Directions: Extract every line that includes the string "React".

--- Start Records supplied ---

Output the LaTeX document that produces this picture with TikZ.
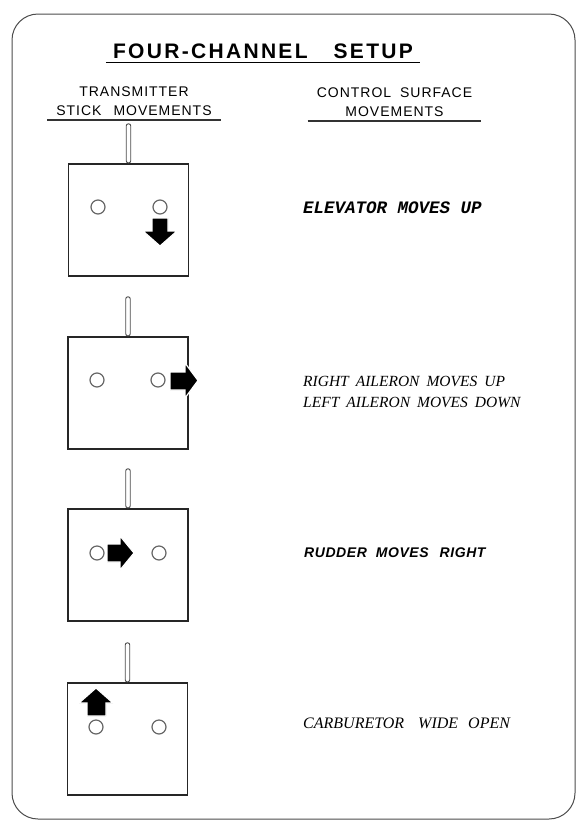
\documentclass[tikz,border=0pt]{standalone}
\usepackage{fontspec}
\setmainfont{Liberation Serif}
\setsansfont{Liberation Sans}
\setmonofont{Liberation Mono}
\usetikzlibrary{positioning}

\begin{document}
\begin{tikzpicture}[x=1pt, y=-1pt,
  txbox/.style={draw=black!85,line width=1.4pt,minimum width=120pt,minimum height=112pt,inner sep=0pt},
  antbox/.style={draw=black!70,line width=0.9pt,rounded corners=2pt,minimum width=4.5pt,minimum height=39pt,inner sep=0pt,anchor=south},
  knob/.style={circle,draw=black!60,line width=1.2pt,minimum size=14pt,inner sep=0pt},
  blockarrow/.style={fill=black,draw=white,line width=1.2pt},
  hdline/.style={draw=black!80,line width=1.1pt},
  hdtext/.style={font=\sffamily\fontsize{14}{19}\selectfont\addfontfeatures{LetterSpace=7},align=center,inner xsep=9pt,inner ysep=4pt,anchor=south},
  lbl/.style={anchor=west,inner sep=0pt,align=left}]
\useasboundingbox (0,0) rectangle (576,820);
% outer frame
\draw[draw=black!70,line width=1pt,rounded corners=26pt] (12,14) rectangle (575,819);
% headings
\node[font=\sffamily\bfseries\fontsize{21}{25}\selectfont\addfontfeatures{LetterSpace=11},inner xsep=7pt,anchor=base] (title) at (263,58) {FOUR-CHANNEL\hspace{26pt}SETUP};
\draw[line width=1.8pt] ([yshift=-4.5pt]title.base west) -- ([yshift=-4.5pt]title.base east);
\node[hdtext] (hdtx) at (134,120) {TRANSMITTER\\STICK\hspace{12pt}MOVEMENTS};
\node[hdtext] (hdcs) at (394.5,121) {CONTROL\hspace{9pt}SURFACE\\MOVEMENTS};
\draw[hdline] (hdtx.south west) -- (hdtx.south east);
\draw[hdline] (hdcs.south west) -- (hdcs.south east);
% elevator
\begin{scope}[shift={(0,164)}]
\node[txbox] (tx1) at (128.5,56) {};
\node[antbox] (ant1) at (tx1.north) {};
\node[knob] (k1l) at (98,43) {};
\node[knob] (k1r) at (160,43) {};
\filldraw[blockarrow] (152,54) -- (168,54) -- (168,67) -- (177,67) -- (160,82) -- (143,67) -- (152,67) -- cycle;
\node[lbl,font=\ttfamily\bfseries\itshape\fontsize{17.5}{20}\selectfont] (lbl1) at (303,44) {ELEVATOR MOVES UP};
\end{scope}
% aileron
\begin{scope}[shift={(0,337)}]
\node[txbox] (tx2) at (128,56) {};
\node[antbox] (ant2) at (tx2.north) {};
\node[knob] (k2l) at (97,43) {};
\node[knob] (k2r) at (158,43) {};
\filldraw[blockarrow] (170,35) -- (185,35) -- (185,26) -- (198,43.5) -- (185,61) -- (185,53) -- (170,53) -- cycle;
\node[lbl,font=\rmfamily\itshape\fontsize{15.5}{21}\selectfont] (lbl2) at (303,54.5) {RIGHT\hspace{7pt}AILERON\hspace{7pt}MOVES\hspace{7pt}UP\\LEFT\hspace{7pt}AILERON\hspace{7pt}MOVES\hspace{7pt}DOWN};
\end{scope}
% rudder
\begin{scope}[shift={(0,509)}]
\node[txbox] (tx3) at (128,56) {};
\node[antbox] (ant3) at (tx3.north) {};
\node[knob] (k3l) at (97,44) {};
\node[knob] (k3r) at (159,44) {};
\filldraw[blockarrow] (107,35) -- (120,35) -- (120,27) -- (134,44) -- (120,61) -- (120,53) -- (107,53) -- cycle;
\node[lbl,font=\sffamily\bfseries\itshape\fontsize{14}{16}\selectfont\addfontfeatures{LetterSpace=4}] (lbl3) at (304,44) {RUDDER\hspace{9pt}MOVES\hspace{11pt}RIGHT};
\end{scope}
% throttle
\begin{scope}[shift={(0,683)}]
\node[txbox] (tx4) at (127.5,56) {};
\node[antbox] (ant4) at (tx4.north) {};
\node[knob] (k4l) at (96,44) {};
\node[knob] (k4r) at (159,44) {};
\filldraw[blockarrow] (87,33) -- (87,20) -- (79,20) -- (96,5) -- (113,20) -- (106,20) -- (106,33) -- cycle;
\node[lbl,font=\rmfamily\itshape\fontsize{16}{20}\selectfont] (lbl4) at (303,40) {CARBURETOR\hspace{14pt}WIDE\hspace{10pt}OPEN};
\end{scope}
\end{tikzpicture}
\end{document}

--- End Records supplied ---
--- Start Records supplied ---

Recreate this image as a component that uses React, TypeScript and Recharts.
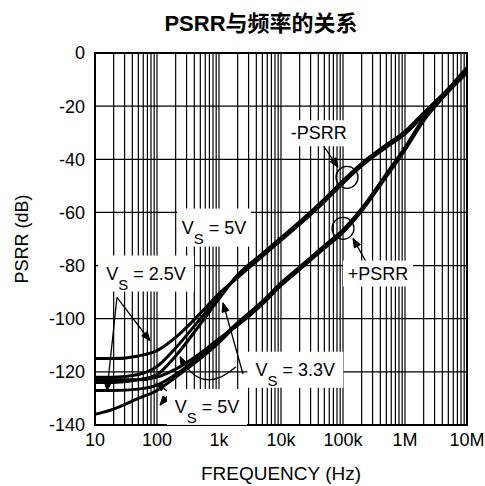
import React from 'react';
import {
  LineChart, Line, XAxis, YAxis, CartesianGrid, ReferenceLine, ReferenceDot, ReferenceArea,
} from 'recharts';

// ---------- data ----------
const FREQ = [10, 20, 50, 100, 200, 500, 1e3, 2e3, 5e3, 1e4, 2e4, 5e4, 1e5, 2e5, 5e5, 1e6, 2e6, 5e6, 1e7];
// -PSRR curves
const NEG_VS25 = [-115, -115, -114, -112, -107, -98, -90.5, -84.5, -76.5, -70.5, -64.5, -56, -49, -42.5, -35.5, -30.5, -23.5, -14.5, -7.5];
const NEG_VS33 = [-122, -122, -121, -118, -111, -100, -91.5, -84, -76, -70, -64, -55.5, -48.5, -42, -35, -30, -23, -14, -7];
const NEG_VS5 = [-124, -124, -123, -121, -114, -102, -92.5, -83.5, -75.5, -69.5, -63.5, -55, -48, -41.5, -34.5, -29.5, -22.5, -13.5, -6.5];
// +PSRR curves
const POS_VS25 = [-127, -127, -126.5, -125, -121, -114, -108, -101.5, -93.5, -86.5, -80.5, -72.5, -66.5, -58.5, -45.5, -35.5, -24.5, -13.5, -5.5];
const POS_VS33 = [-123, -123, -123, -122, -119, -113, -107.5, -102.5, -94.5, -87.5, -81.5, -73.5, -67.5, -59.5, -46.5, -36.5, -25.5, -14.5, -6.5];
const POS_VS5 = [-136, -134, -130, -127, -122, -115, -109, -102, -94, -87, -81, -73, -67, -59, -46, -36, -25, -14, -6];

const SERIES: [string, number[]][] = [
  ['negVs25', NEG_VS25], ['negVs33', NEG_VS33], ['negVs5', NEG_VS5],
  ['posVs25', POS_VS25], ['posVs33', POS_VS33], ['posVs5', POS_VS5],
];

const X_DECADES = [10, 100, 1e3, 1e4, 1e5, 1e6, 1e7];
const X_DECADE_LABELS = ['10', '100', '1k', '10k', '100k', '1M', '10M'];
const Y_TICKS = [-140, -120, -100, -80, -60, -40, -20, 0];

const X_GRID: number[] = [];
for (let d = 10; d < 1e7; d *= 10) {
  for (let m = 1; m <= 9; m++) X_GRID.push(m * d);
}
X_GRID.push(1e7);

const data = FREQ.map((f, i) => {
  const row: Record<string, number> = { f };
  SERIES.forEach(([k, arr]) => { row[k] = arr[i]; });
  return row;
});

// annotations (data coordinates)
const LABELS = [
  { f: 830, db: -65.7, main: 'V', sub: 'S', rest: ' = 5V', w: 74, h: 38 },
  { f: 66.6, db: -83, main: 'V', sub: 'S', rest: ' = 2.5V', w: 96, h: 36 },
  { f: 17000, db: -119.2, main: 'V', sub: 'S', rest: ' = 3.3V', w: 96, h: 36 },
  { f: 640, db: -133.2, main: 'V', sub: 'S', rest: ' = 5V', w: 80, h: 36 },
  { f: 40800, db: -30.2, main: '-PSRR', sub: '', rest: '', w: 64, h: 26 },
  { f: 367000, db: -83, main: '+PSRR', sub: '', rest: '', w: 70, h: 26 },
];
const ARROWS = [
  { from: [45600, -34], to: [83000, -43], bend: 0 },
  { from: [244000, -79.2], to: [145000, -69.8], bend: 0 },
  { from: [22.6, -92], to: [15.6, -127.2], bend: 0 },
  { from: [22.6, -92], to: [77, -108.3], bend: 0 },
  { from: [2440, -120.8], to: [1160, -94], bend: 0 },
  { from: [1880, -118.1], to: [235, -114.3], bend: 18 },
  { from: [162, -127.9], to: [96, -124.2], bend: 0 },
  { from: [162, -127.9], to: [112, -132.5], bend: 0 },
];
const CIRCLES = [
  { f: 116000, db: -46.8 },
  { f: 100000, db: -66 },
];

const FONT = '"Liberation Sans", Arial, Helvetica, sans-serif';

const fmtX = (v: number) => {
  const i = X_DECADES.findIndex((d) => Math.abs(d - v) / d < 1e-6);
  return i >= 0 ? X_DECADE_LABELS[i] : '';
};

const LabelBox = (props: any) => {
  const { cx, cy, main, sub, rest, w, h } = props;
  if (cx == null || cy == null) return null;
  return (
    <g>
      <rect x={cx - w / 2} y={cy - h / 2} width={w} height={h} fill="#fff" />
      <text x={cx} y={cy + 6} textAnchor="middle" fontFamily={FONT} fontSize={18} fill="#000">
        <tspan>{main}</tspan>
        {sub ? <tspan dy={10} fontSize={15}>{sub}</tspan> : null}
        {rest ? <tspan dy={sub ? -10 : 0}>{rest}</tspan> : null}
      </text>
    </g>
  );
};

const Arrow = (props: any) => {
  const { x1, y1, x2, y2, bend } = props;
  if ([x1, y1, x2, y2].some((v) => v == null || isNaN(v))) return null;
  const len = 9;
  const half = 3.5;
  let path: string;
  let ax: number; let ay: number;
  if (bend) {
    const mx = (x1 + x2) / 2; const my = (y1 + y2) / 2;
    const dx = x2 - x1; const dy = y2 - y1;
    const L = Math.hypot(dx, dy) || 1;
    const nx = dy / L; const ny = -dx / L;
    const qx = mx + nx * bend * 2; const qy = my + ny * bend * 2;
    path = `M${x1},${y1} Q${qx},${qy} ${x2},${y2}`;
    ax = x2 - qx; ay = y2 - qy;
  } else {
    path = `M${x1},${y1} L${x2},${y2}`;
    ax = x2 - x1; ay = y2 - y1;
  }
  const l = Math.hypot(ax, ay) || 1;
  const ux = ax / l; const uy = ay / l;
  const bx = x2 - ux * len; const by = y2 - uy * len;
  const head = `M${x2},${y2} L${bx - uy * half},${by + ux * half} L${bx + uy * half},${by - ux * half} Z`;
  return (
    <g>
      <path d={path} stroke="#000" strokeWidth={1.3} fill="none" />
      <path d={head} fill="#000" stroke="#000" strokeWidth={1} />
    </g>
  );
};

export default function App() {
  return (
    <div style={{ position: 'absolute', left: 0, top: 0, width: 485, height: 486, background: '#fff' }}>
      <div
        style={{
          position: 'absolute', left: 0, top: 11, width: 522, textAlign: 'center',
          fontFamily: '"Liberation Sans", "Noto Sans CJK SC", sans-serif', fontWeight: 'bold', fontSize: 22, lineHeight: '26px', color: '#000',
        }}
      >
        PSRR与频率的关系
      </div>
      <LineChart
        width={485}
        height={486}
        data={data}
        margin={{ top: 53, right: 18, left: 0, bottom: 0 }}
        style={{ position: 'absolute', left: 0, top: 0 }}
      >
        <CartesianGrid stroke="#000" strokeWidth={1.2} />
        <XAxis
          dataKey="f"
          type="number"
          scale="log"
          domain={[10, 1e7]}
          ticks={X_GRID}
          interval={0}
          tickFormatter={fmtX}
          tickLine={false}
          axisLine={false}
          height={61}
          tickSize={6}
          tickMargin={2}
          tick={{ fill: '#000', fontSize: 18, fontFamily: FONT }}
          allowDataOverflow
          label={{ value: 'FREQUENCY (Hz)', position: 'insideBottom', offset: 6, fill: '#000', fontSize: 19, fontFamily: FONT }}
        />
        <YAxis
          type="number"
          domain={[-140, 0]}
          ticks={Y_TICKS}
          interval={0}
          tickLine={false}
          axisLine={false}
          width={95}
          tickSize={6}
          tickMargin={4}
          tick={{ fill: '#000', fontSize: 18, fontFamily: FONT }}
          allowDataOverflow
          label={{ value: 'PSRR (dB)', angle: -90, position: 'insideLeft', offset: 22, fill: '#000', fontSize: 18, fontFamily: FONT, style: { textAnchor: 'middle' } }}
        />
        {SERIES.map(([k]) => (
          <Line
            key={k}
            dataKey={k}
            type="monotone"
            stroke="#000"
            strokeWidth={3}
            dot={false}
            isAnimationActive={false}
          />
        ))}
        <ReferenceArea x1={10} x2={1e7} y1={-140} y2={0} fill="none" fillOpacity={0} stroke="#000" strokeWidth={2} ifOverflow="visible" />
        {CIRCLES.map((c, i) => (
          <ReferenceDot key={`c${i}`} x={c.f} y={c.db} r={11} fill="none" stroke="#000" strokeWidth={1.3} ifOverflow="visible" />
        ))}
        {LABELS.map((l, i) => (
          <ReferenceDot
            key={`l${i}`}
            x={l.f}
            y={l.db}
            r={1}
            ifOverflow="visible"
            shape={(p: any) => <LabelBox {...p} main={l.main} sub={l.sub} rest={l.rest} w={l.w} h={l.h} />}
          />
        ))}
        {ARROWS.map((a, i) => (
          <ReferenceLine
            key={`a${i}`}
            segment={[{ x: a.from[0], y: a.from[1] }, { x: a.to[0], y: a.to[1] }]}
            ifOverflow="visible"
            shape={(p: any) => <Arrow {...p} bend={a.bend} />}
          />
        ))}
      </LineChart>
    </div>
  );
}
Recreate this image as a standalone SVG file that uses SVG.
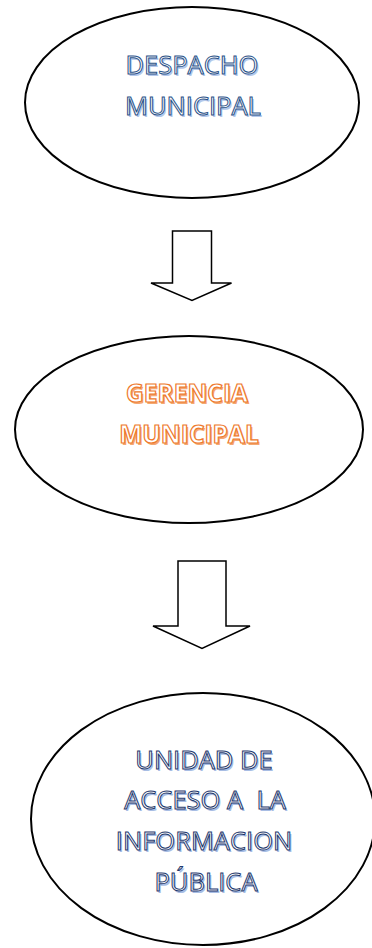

--- End Records supplied ---
--- Start Records supplied ---

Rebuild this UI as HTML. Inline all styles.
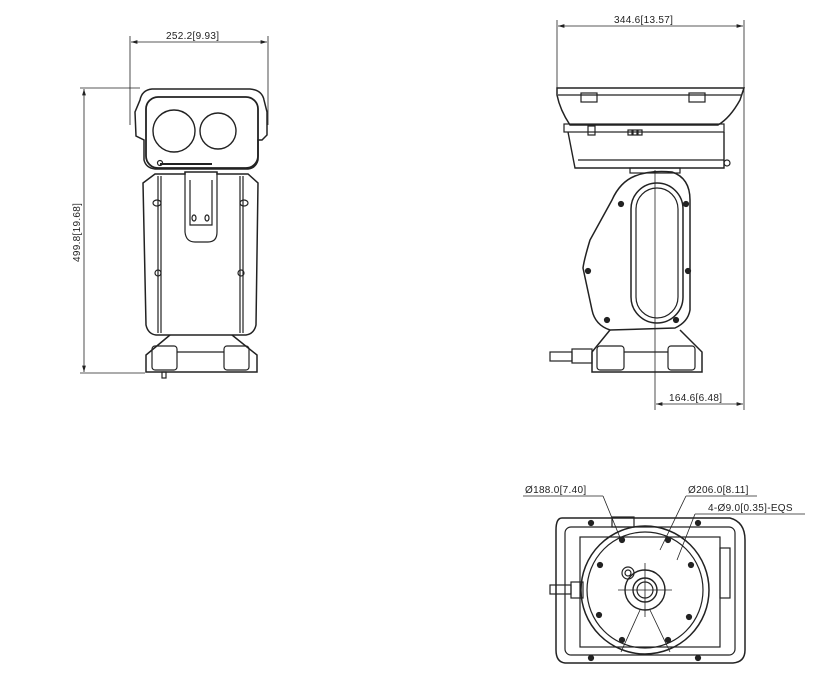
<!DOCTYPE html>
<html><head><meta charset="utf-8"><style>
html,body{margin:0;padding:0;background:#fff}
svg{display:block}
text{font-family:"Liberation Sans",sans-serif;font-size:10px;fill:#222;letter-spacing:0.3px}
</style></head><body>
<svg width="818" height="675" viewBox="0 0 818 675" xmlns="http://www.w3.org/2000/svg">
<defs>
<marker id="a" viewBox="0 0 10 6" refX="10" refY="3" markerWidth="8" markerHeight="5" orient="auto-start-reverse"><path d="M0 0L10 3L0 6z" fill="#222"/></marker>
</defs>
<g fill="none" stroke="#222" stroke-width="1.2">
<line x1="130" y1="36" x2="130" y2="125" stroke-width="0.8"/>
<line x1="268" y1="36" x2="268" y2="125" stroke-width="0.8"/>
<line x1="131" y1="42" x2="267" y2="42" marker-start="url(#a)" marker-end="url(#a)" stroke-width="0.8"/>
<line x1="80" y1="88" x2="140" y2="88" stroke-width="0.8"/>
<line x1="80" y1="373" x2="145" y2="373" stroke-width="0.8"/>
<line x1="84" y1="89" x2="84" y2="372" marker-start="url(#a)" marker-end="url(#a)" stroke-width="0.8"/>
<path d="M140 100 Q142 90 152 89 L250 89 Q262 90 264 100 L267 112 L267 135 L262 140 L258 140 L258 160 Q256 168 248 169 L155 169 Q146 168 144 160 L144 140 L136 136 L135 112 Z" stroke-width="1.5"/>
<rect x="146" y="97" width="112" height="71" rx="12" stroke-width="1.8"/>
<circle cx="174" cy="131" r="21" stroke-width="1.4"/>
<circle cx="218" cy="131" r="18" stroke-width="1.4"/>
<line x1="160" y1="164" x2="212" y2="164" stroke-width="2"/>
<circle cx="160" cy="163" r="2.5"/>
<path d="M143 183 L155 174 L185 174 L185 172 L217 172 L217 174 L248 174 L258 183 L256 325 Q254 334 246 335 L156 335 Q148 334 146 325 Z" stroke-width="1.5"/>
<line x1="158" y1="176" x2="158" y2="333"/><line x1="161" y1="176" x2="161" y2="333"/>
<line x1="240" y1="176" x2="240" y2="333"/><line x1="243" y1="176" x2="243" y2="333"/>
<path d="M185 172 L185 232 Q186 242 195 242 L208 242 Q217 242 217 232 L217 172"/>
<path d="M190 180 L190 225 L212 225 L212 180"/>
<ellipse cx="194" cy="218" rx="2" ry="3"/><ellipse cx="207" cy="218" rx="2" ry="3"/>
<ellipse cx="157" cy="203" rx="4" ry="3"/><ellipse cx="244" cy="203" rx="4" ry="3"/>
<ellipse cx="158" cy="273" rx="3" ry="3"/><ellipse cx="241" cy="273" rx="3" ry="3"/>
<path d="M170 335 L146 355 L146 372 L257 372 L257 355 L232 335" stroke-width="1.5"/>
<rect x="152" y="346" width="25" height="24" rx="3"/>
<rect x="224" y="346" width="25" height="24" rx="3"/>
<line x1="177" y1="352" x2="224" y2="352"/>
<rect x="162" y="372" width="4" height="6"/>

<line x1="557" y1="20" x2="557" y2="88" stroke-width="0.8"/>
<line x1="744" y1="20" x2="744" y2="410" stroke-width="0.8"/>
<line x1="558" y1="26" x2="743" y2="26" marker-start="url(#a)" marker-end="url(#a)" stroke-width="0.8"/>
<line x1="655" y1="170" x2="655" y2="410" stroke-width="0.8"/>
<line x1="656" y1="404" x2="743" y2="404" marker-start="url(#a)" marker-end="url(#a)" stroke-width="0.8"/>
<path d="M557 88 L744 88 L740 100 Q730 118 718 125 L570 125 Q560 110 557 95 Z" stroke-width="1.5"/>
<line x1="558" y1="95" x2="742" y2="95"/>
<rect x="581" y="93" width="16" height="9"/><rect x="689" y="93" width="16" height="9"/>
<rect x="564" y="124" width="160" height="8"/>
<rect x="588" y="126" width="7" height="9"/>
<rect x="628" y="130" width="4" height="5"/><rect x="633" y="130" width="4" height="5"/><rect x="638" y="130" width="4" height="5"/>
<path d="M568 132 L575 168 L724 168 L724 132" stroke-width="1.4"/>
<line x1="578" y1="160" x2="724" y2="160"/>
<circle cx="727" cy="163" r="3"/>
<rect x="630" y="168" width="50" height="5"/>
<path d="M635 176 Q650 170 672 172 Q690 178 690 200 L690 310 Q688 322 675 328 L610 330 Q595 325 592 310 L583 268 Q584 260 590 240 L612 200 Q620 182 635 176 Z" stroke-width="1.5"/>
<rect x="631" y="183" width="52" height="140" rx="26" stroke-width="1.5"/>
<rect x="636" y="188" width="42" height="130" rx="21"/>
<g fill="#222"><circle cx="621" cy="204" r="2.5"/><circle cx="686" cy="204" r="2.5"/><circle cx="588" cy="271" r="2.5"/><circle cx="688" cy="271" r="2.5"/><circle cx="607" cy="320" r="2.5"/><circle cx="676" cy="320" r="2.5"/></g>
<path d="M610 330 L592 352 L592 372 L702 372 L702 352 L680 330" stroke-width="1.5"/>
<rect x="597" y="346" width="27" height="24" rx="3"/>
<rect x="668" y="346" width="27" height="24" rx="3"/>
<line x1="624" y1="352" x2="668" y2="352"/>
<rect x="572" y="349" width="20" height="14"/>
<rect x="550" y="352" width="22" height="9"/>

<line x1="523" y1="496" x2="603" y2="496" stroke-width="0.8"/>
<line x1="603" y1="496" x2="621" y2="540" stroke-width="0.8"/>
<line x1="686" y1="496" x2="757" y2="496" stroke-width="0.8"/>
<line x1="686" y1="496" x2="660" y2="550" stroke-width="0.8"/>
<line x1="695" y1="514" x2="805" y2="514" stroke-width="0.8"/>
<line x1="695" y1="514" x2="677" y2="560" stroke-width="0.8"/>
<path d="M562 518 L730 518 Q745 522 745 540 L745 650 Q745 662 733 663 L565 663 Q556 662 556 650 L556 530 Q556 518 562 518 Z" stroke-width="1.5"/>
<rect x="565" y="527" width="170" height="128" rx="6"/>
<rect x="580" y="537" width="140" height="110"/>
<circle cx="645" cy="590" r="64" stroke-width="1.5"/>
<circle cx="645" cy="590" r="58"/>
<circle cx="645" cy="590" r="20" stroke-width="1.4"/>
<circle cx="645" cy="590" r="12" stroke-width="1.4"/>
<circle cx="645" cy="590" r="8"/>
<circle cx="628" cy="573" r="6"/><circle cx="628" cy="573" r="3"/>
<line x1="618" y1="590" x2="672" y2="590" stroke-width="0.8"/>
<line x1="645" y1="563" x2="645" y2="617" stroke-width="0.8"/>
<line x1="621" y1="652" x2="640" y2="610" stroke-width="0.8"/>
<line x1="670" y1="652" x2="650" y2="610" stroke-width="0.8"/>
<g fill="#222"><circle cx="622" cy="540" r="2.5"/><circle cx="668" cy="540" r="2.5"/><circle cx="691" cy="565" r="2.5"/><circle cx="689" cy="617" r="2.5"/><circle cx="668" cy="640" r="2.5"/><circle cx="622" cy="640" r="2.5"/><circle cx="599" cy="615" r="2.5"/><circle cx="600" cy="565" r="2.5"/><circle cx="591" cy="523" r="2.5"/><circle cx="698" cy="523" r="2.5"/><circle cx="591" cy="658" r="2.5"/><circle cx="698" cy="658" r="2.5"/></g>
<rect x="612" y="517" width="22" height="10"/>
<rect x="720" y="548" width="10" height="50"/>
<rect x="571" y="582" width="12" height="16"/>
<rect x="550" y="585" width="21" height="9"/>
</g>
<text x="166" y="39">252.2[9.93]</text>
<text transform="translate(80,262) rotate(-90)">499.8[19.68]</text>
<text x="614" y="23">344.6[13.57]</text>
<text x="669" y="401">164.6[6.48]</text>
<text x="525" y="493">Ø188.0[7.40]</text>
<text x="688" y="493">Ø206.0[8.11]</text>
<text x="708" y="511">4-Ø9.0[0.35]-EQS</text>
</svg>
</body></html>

--- End Records supplied ---

Completed task:
Recreate this image as a component that uses React, TypeScript and Recharts.
import React from 'react';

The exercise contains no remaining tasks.